> _Goal_:
Omit any picture, and return the remaining data exactly as written.
BEGIN Material provided
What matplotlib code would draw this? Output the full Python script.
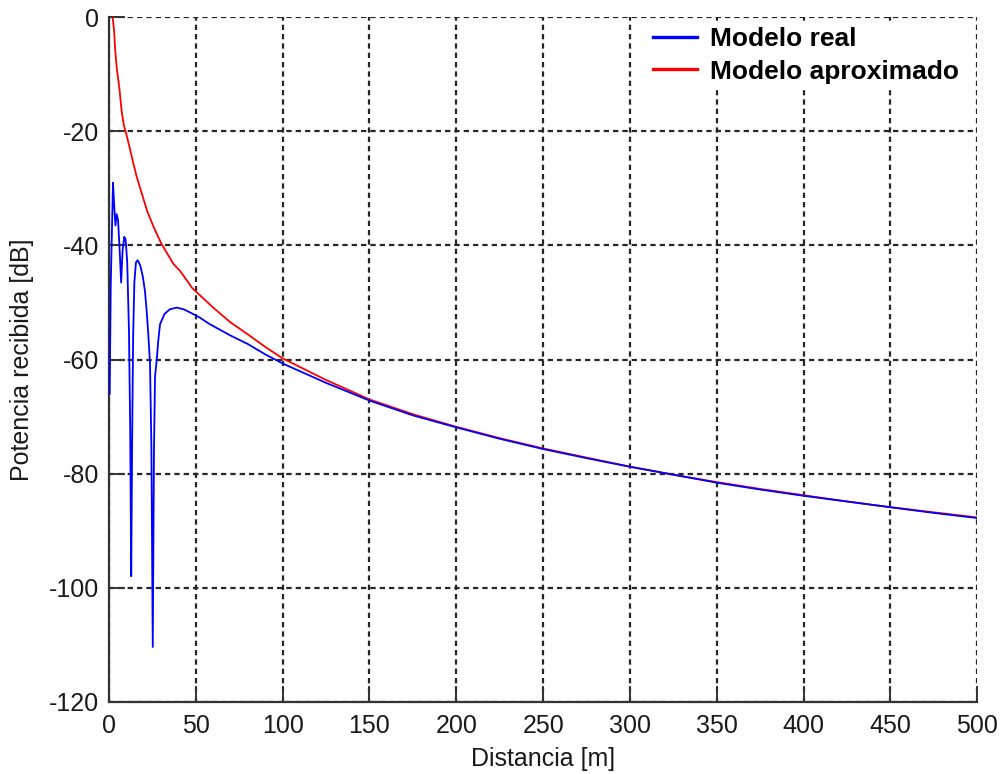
import matplotlib
matplotlib.use("Agg")
import matplotlib.pyplot as plt

# ---- data ----
dist_real = [0.4, 1.0, 2.3, 3.0, 3.7, 4.4, 5.2, 6.0, 7.0, 7.8, 8.8, 9.6, 10.5,
             11.5, 12.2, 12.8, 13.3, 13.9, 14.6, 15.5, 16.5, 18.0, 19.5, 20.7,
             21.7, 22.6, 23.6, 24.4, 25.2, 25.9, 26.5, 27.5, 28.4, 29.4, 32.0,
             35.0, 39.0, 43.0, 47.0, 52.0, 58.0, 64.0, 70.0, 80.0, 90.0, 100.0,
             125.0, 150.0, 175.0, 200.0, 225.0, 250.0, 275.0, 300.0, 325.0,
             350.0, 375.0, 400.0, 425.0, 450.0, 475.0, 500.0]
pot_real = [-66.0, -47.0, -29.0, -33.0, -36.5, -34.5, -35.5, -40.0, -46.5, -41.0,
            -38.5, -39.0, -43.0, -55.0, -72.0, -98.0, -75.0, -56.0, -46.5, -43.0,
            -42.6, -43.5, -45.5, -48.0, -51.5, -55.5, -60.5, -75.0, -110.4, -76.0,
            -63.0, -60.0, -56.6, -53.8, -52.0, -51.2, -50.9, -51.2, -51.8, -52.6,
            -53.8, -54.8, -55.8, -57.3, -59.1, -60.7, -64.1, -67.2, -69.8, -71.9,
            -73.9, -75.7, -77.3, -78.8, -80.2, -81.6, -82.8, -83.9, -84.9, -85.9,
            -86.9, -87.8]

dist_aprox = [2.1, 3.0, 3.5, 4.5, 6.0, 7.3, 8.6, 10.0, 12.0, 14.0, 16.0, 19.0,
              22.0, 25.6, 30.0, 37.0, 41.0, 48.0, 60.0, 70.0, 80.0, 90.0, 100.0,
              125.0, 150.0, 175.0, 200.0, 225.0, 250.0, 275.0, 300.0, 325.0,
              350.0, 375.0, 400.0, 425.0, 450.0, 475.0, 500.0]
pot_aprox = [0.0, -2.5, -5.5, -9.0, -12.5, -16.5, -19.0, -20.5, -23.0, -25.6,
             -28.0, -31.0, -34.0, -36.7, -39.6, -43.2, -44.5, -47.5, -50.9, -53.5,
             -55.6, -57.8, -59.8, -63.6, -67.0, -69.6, -71.8, -73.8, -75.6, -77.2,
             -78.8, -80.2, -81.5, -82.7, -83.8, -84.9, -85.9, -86.8, -87.7]

x_ticks = [0, 50, 100, 150, 200, 250, 300, 350, 400, 450, 500]
y_ticks = [-120, -100, -80, -60, -40, -20, 0]

label_real = "Modelo real"
label_aprox = "Modelo aproximado"
x_label = "Distancia [m]"
y_label = "Potencia recibida [dB]"

# ---- figure ----
plt.rcParams['font.family'] = ['Liberation Sans', 'DejaVu Sans']
fig = plt.figure(figsize=(10.03, 7.74), dpi=100, facecolor='white')
ax = fig.add_axes([109 / 1003, 1 - 701.7 / 774, (977.3 - 109) / 1003, (701.7 - 17.3) / 774])

l_aprox, = ax.plot(dist_aprox, pot_aprox, color='#ff0000', lw=1.3, zorder=3)
l_real, = ax.plot(dist_real, pot_real, color='#0000ff', lw=1.3, zorder=4)

ax.set_xlim(0, 500)
ax.set_ylim(-120, 0)
ax.set_xticks(x_ticks)
ax.set_yticks(y_ticks)
ax.set_xticklabels([str(v) for v in x_ticks])
ax.set_yticklabels([str(v) for v in y_ticks])

ax.grid(True, color='#262626', linestyle=(0, (2.4, 1.8)), linewidth=1.6)
ax.set_axisbelow(True)

for side in ('top', 'right'):
    ax.spines[side].set_visible(False)
for side in ('left', 'bottom'):
    ax.spines[side].set_color('#333333')
    ax.spines[side].set_linewidth(1.6)

ax.tick_params(axis='both', direction='in', length=11.5, width=1.4, color='#333333',
               labelsize=18, labelcolor='#1a1a1a', pad=7)
ax.tick_params(axis='x', pad=9)

ax.set_xlabel(x_label, fontsize=18, color='#1a1a1a', labelpad=6)
ax.set_ylabel(y_label, fontsize=18, color='#1a1a1a', labelpad=11)

leg = ax.legend([l_real, l_aprox], [label_real, label_aprox], loc='upper right',
                bbox_to_anchor=(1 - 10 / 868.3, 1 - 2 / 684.4),
                prop={'weight': 'bold', 'size': 19}, frameon=True, fancybox=False,
                edgecolor='white', facecolor='white', framealpha=1.0,
                handlelength=1.67, handletextpad=0.5, borderaxespad=0.1,
                labelspacing=0.32, borderpad=0.2)
for h in leg.legend_handles:
    h.set_linewidth(2.4)
leg.set_zorder(10)

fig.savefig("out.png", dpi=100, facecolor='white')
END Material provided
> _Worked solution_:
What matplotlib code would draw this? Output the full Python script.
import matplotlib
matplotlib.use("Agg")
import matplotlib.pyplot as plt

# ---- data ----
dist_real = [0.4, 1.0, 2.3, 3.0, 3.7, 4.4, 5.2, 6.0, 7.0, 7.8, 8.8, 9.6, 10.5,
             11.5, 12.2, 12.8, 13.3, 13.9, 14.6, 15.5, 16.5, 18.0, 19.5, 20.7,
             21.7, 22.6, 23.6, 24.4, 25.2, 25.9, 26.5, 27.5, 28.4, 29.4, 32.0,
             35.0, 39.0, 43.0, 47.0, 52.0, 58.0, 64.0, 70.0, 80.0, 90.0, 100.0,
             125.0, 150.0, 175.0, 200.0, 225.0, 250.0, 275.0, 300.0, 325.0,
             350.0, 375.0, 400.0, 425.0, 450.0, 475.0, 500.0]
pot_real = [-66.0, -47.0, -29.0, -33.0, -36.5, -34.5, -35.5, -40.0, -46.5, -41.0,
            -38.5, -39.0, -43.0, -55.0, -72.0, -98.0, -75.0, -56.0, -46.5, -43.0,
            -42.6, -43.5, -45.5, -48.0, -51.5, -55.5, -60.5, -75.0, -110.4, -76.0,
            -63.0, -60.0, -56.6, -53.8, -52.0, -51.2, -50.9, -51.2, -51.8, -52.6,
            -53.8, -54.8, -55.8, -57.3, -59.1, -60.7, -64.1, -67.2, -69.8, -71.9,
            -73.9, -75.7, -77.3, -78.8, -80.2, -81.6, -82.8, -83.9, -84.9, -85.9,
            -86.9, -87.8]

dist_aprox = [2.1, 3.0, 3.5, 4.5, 6.0, 7.3, 8.6, 10.0, 12.0, 14.0, 16.0, 19.0,
              22.0, 25.6, 30.0, 37.0, 41.0, 48.0, 60.0, 70.0, 80.0, 90.0, 100.0,
              125.0, 150.0, 175.0, 200.0, 225.0, 250.0, 275.0, 300.0, 325.0,
              350.0, 375.0, 400.0, 425.0, 450.0, 475.0, 500.0]
pot_aprox = [0.0, -2.5, -5.5, -9.0, -12.5, -16.5, -19.0, -20.5, -23.0, -25.6,
             -28.0, -31.0, -34.0, -36.7, -39.6, -43.2, -44.5, -47.5, -50.9, -53.5,
             -55.6, -57.8, -59.8, -63.6, -67.0, -69.6, -71.8, -73.8, -75.6, -77.2,
             -78.8, -80.2, -81.5, -82.7, -83.8, -84.9, -85.9, -86.8, -87.7]

x_ticks = [0, 50, 100, 150, 200, 250, 300, 350, 400, 450, 500]
y_ticks = [-120, -100, -80, -60, -40, -20, 0]

label_real = "Modelo real"
label_aprox = "Modelo aproximado"
x_label = "Distancia [m]"
y_label = "Potencia recibida [dB]"

# ---- figure ----
plt.rcParams['font.family'] = ['Liberation Sans', 'DejaVu Sans']
fig = plt.figure(figsize=(10.03, 7.74), dpi=100, facecolor='white')
ax = fig.add_axes([109 / 1003, 1 - 701.7 / 774, (977.3 - 109) / 1003, (701.7 - 17.3) / 774])

l_aprox, = ax.plot(dist_aprox, pot_aprox, color='#ff0000', lw=1.3, zorder=3)
l_real, = ax.plot(dist_real, pot_real, color='#0000ff', lw=1.3, zorder=4)

ax.set_xlim(0, 500)
ax.set_ylim(-120, 0)
ax.set_xticks(x_ticks)
ax.set_yticks(y_ticks)
ax.set_xticklabels([str(v) for v in x_ticks])
ax.set_yticklabels([str(v) for v in y_ticks])

ax.grid(True, color='#262626', linestyle=(0, (2.4, 1.8)), linewidth=1.6)
ax.set_axisbelow(True)

for side in ('top', 'right'):
    ax.spines[side].set_visible(False)
for side in ('left', 'bottom'):
    ax.spines[side].set_color('#333333')
    ax.spines[side].set_linewidth(1.6)

ax.tick_params(axis='both', direction='in', length=11.5, width=1.4, color='#333333',
               labelsize=18, labelcolor='#1a1a1a', pad=7)
ax.tick_params(axis='x', pad=9)

ax.set_xlabel(x_label, fontsize=18, color='#1a1a1a', labelpad=6)
ax.set_ylabel(y_label, fontsize=18, color='#1a1a1a', labelpad=11)

leg = ax.legend([l_real, l_aprox], [label_real, label_aprox], loc='upper right',
                bbox_to_anchor=(1 - 10 / 868.3, 1 - 2 / 684.4),
                prop={'weight': 'bold', 'size': 19}, frameon=True, fancybox=False,
                edgecolor='white', facecolor='white', framealpha=1.0,
                handlelength=1.67, handletextpad=0.5, borderaxespad=0.1,
                labelspacing=0.32, borderpad=0.2)
for h in leg.legend_handles:
    h.set_linewidth(2.4)
leg.set_zorder(10)

fig.savefig("out.png", dpi=100, facecolor='white')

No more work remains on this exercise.